Healthcare Spending Is Projected To Surpass $7 Trillion By 2031
Estimates from the Centers for Medicare and Medicaid Services (CMS) project annual U.S. healthcare spending to reach approximately $7.2 trillion in 2031. In 2022, healthcare expenditures were expected to hit $4.4 trillion, growing at a rate of 4.3%. Economic growth outpaced healthcare growth in 2022, resulting in a decline of projected healthcare spending as a share of gross domestic product (GDP) from 18.3% in 2021 to 17.4% in 2022; however, from 2022 through 2031, U.S. healthcare spending is expected to grow on average 5.4% per year compared to a 4.6% increase in GDP over the same period. By 2031, healthcare is expected to account for 19.6% of the United States' GDP.
“Altogether, and consistent with its past trend, health spending for the next 10 years is expected to grow more rapidly, on average, than the overall economy.” —CMS Economist Sean Keehan
According to CMS’ projections, medical spending across all major sectors returned to pre-pandemic levels, with hospitals being the biggest cost driver in 2022. From 2022 through 2031, hospital spending is projected to increase faster (5.8%) than physician and clinical services (5.3%) and prescription drugs (4.6%). Additionally, the average price growth for hospitals (3.2%) is estimated to be higher than that of prescription drugs (2.2%) and physician and clinical services (2%). As a result, healthcare costs will likely become a larger part of American household spending. However, the Inflation Reduction Act is projected to lower out-of-pocket spending on prescription drugs for 2024 and beyond.
Changes to federal policies, together with the United States’ aging population, are anticipated to result in Medicare experiencing the highest rate of growth among major payers, increasing 7.5% annually from 2022 through 2031. Medicare spending is expected to increase from a rate of 4.8% in 2022 to 8% in 2023, with expenditures surpassing $1 trillion. Medicaid expenditures are forecast to grow 5% through 2031; however, enrollment in the program is expected to decline because of state determinations. Private health insurance spending is projected to grow 5.4% a year.

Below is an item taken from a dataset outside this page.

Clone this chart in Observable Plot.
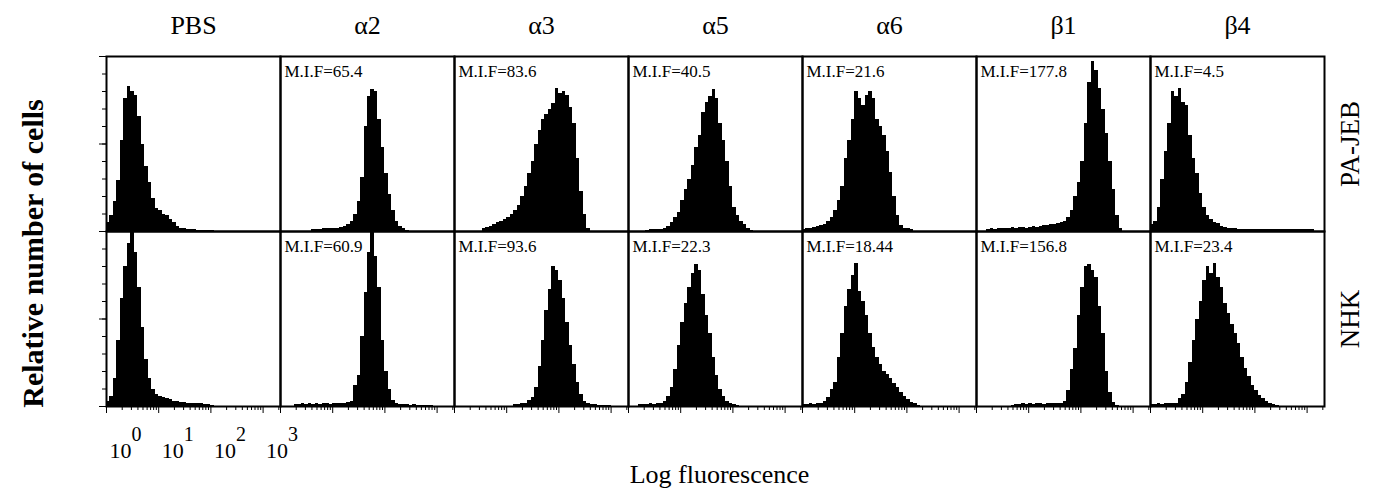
<!DOCTYPE html>
<html><head><meta charset="utf-8">
<script src="https://cdn.jsdelivr.net/npm/d3@7"></script>
<script src="https://cdn.jsdelivr.net/npm/@observablehq/plot@0.6"></script>
<style>body{margin:0;background:#fff} svg{display:block}</style>
</head><body><div id="chart"></div>
<script>
// ---- categories / labels ----
const cols = ["PBS","α2","α3","α5","α6","β1","β4"];
const rowNames = ["PA-JEB","NHK"];
const mifPAJEB = [null,"65.4","83.6","40.5","21.6","177.8","4.5"];
const mifNHK   = [null,"60.9","93.6","22.3","18.44","156.8","23.4"];
const binsPerDecade = 15;          // 50 channels cover 3.33 decades
const nBins = 50;
const decadeTicks = [0,1,2,3];
const decadeExponents = ["0","1","2","3"];
const minorSteps = [2,3,4,5,6,7,8,9];
const yLabel = "Relative number of cells";
const xLabel = "Log fluorescence";

// ---- histograms (relative cell counts, % of panel height), 50 channels each ----
const pbsJEB = [5,9,17,29,52,76,83,80,78,66,50,37,28,19,13,12,10,9,7,5,3,2,1.5,1,1,1,0.5,0.5,0.5,0.5,0.5,0,0,0,0,0,0,0,0,0,0,0,0,0,0,0,0,0,0,0];
const a2JEB  = [0,0,0,0,0,0,0,0,0,1,1,1,1.5,1.5,2,2,2,2.5,3,4,6,10,17,31,60,77,81,80,64,48,33,21,12,6,3,1.5,0.5,0,0,0,0,0,0,0,0,0,0,0,0,0];
const a3JEB  = [0,0,0,0,0,0,0,0,1.5,2.5,3,4,5,5.5,7,8,10,12,15,20,26,33,40,50,58,64,67,70,73,82,79,80,78,71,62,42,23,10,1.5,0,0,0,0,0,0,0,0,0,0,0];
const a5JEB  = [0,0,0,0,0,0.5,1,1,1,1,2,3,5,8,11,18,24,30,38,48,55,68,74,77,81,76,62,52,40,26,14,9,6,4,2,0.5,0,0,0,0,0,0,0,0,0,0,0,0,0,0];
const a6JEB  = [1,1.5,2,2.5,3,3.5,4,6,8,12,18,26,42,52,64,80,76,72,78,80,76,64,60,55,46,34,20,9,3.5,1.5,1.5,1,0,0,0,0,0,0,0,0,0,0,0,0,0,0,0,0,0,0];
const b1JEB  = [0,0,0,1,1.5,1,1.5,1.5,2,2,2.5,2,2.5,2.5,2,2.5,3,2.5,3,3.5,3.5,4,4,4.5,5,6,8,12,20,28,40,62,85,97,92,82,70,56,40,24,9,2,0,0,0,0,0,0,0,0];
const b4JEB  = [4,6,14,30,46,62,80,77,82,74,72,55,42,33,22,14,9,7,5,4.5,3,2.5,2,1.5,1.5,1,1,1,1,1,1,1,1,1,1,1,1,1,1,1,1,1,1,1,1,1,1,0,0,0];

const pbsNHK = [3,6,16,38,62,80,93,100,88,68,45,27,16,10,7,6,5,4.5,4,3,3,2.5,2.5,2,2,2,1.5,1.5,1,1,0.5,0,0,0,0,0,0,0,0,0,0,0,0,0,0,0,0,0,0,0];
const a2NHK  = [0,0,0,0,1,1,1.5,1,1.5,1,1.5,1,1.5,1.5,1,1.5,1.5,2,2,2.5,3,12,18,40,65,88,100,86,68,38,20,10,3.5,1.5,1,1,1,0.5,1,0.5,0.5,0.5,0.5,0.5,0,0,0,0,0,0];
const a3NHK  = [0,0,0,0,0,0,0,0,0,0,0,0,0,0,0,0,0,1,1,1.5,2,3.5,5,11,23,38,55,67,80,78,72,62,48,35,24,14,7,3,1.5,1,1,0.5,0.5,0.5,0.5,0,0,0,0,0];
const a5NHK  = [0,0,0,1,1,1,1.5,1,1.5,2,3,6,11,21,35,48,59,68,76,81,78,64,52,42,28,18,10,6,3,2,1.3,0.8,0,0,0,0,0,0,0,0,0,0,0,0,0,0,0,0,0,0];
const a6NHK  = [1,1,1.5,1,1.5,2,3,5,10,14,28,42,57,67,75,82,66,60,52,42,34,28,24,20,18.5,16,13,11,8,5.5,4,2.5,1.5,0.5,0,0,0,0,0,0,0,0,0,0,0,0,0,0,0,0];
const b1NHK  = [0,0,0,0,0,0,0,0,0,0,0.5,1,1,1.5,1,1.5,1,1.5,1.5,1,1.5,1.5,1.5,2,2,3,9,21,33,52,68,80,81,78,74,57,42,20,8,2.3,0.5,0,0,0,0,0,0,0,0,0];
const b4NHK  = [1,1,1.5,1,1.5,1.5,1.5,2,4.5,7,14,25,38,50,60,72,80,76,82,74,68,59,53,47,42,36,28,22,17,12,9,6.5,4.5,3,1.7,1,0.5,0,0,0,0,0,0,0,0,0,0,0,0,0];

// ---- build tables ----
const histos = {
  "PA-JEB": [pbsJEB,a2JEB,a3JEB,a5JEB,a6JEB,b1JEB,b4JEB],
  "NHK":    [pbsNHK,a2NHK,a3NHK,a5NHK,a6NHK,b1NHK,b4NHK]
};
const bars = [];
rowNames.forEach(r => histos[r].forEach((arr, ci) => arr.forEach((v, i) => {
  if (v > 0) bars.push({row: r, col: cols[ci], x1: i / binsPerDecade, x2: (i + 1) / binsPerDecade, count: v});
})));
const xMax = nBins / binsPerDecade;
const minorTicks = decadeTicks.flatMap(d => minorSteps.map(k => d + Math.log10(k))).filter(v => v < xMax);
const mifData = [];
[mifPAJEB, mifNHK].forEach((arr, ri) => arr.forEach((m, ci) => {
  if (m) mifData.push({row: rowNames[ri], col: cols[ci], text: "M.I.F=" + m});
}));

const serif = "'Liberation Serif','Times New Roman',Times,serif";
const chart = Plot.plot({
  width: 1375, height: 488,
  marginLeft: 104, marginRight: 49, marginTop: 56, marginBottom: 82,
  style: {fontFamily: serif, background: "#fff", color: "#000"},
  x: {domain: [0, xMax], axis: null},
  y: {domain: [0, 100], axis: null},
  fx: {domain: cols, padding: 0, axis: null},
  fy: {domain: rowNames, padding: 0, axis: null},
  marks: [
    Plot.rectY(bars, {x1: "x1", x2: "x2", y: "count", fx: "col", fy: "row", fill: "#000", inset: 0, shapeRendering: "crispEdges"}),
    Plot.frame({stroke: "#000", strokeWidth: 2}),
    Plot.axisY({ticks: d3.range(0, 101, 10), tickSize: 4, tickFormat: () => "", label: null}),
    Plot.axisY({ticks: [0, 50, 100], tickSize: 7, tickFormat: () => "", label: null}),
    Plot.axisX({ticks: minorTicks, tickSize: 4, tickFormat: () => "", label: null}),
    Plot.axisX({ticks: decadeTicks, tickSize: 7, tickFormat: () => "", label: null}),
    Plot.axisFx({anchor: "top", tickSize: 0, tickPadding: 23, fontSize: 26, label: null}),
    Plot.text(decadeTicks, {x: d => d, fx: () => "PBS", fy: () => "NHK", text: () => "10",
      frameAnchor: "bottom", textAnchor: "start", lineAnchor: "bottom", dx: 3, dy: 51, fontSize: 22}),
    Plot.text(decadeTicks, {x: d => d, fx: () => "PBS", fy: () => "NHK", text: (d, i) => decadeExponents[i],
      frameAnchor: "bottom", textAnchor: "start", lineAnchor: "bottom", dx: 25, dy: 34, fontSize: 20}),
    Plot.text(mifData, {fx: "col", fy: "row", text: "text", frameAnchor: "top-left", dx: 4, dy: 8, fontSize: 17,
      letterSpacing: "-0.3px"}),
    Plot.text(rowNames, {fx: () => cols[cols.length - 1], fy: d => d, text: d => d, frameAnchor: "right",
      rotate: -90, dx: 26, textAnchor: "middle", lineAnchor: "middle", fontSize: 27}),
    Plot.text([yLabel], {fx: () => "PBS", fy: () => "NHK", frameAnchor: "top-left", rotate: -90, dx: -73, dy: 22,
      textAnchor: "middle", lineAnchor: "middle", fontSize: 30, fontWeight: "bold"}),
    Plot.text([xLabel], {fx: () => "α5", fy: () => "NHK", frameAnchor: "bottom", dy: 76, dx: 4,
      textAnchor: "middle", lineAnchor: "bottom", fontSize: 26})
  ]
});
document.getElementById("chart").appendChild(chart);
</script>
</body></html>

In 2022, the insured share of the U.S. population reached a record high of 92.3%, in large part due to gains in Medicaid and Health Insurance Marketplace plans, which benefited from pandemic-related relief, including a moratorium on Medicaid redeterminations and expanded eligibility for subsidized premiums.
What This Means
The CMS’ report highlights how healthcare spending will increase over the next decade. Understanding how healthcare spending will increase can help employers act now to protect themselves against increasing healthcare costs and better support their employees.